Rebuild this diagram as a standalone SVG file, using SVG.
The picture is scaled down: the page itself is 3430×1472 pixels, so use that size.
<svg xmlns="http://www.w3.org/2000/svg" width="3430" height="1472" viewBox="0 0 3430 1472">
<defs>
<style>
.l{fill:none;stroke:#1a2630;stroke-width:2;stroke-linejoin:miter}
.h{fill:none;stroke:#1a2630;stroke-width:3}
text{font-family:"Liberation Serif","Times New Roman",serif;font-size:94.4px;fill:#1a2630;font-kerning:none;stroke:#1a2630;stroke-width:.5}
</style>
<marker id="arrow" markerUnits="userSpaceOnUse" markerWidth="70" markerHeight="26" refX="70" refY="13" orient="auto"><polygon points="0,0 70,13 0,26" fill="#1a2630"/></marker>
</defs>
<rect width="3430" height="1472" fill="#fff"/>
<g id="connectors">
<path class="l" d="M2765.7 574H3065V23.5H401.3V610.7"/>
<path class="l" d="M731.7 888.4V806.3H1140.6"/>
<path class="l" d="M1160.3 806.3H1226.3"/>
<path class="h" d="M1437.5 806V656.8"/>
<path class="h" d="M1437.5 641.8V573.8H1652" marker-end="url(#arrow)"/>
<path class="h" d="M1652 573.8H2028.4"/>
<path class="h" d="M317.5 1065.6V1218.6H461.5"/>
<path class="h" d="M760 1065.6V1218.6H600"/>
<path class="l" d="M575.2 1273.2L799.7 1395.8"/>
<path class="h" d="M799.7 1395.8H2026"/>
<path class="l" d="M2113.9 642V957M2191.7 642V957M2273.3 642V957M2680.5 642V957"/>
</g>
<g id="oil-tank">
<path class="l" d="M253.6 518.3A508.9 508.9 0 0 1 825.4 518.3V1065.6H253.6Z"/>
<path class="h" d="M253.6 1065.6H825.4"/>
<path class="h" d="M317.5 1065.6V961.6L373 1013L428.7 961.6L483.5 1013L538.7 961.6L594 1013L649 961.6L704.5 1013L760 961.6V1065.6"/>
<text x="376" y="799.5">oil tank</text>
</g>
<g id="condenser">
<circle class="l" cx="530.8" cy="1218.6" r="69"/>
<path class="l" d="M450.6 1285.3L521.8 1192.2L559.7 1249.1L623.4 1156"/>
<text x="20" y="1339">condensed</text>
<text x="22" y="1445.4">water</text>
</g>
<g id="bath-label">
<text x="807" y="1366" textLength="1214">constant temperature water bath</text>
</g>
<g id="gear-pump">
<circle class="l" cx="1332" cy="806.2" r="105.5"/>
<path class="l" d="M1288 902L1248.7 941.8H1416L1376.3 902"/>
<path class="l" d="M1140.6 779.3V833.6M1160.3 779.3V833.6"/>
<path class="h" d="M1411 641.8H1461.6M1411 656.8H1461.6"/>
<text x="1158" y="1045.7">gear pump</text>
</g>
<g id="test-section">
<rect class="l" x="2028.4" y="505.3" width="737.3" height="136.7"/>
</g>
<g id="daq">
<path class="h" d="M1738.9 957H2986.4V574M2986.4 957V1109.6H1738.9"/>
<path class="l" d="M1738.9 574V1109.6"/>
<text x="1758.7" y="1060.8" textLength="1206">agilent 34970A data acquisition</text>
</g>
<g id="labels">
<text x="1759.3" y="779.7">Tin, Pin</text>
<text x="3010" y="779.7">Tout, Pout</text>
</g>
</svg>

________________________

What you are asked to do:
From the listing above, copy out each line where the word "size" appears.

Correct response:
The picture is scaled down: the page itself is 3430×1472 pixels, so use that size.
text{font-family:"Liberation Serif","Times New Roman",serif;font-size:94.4px;fill:#1a2630;font-kerning:none;stroke:#1a2630;stroke-width:.5}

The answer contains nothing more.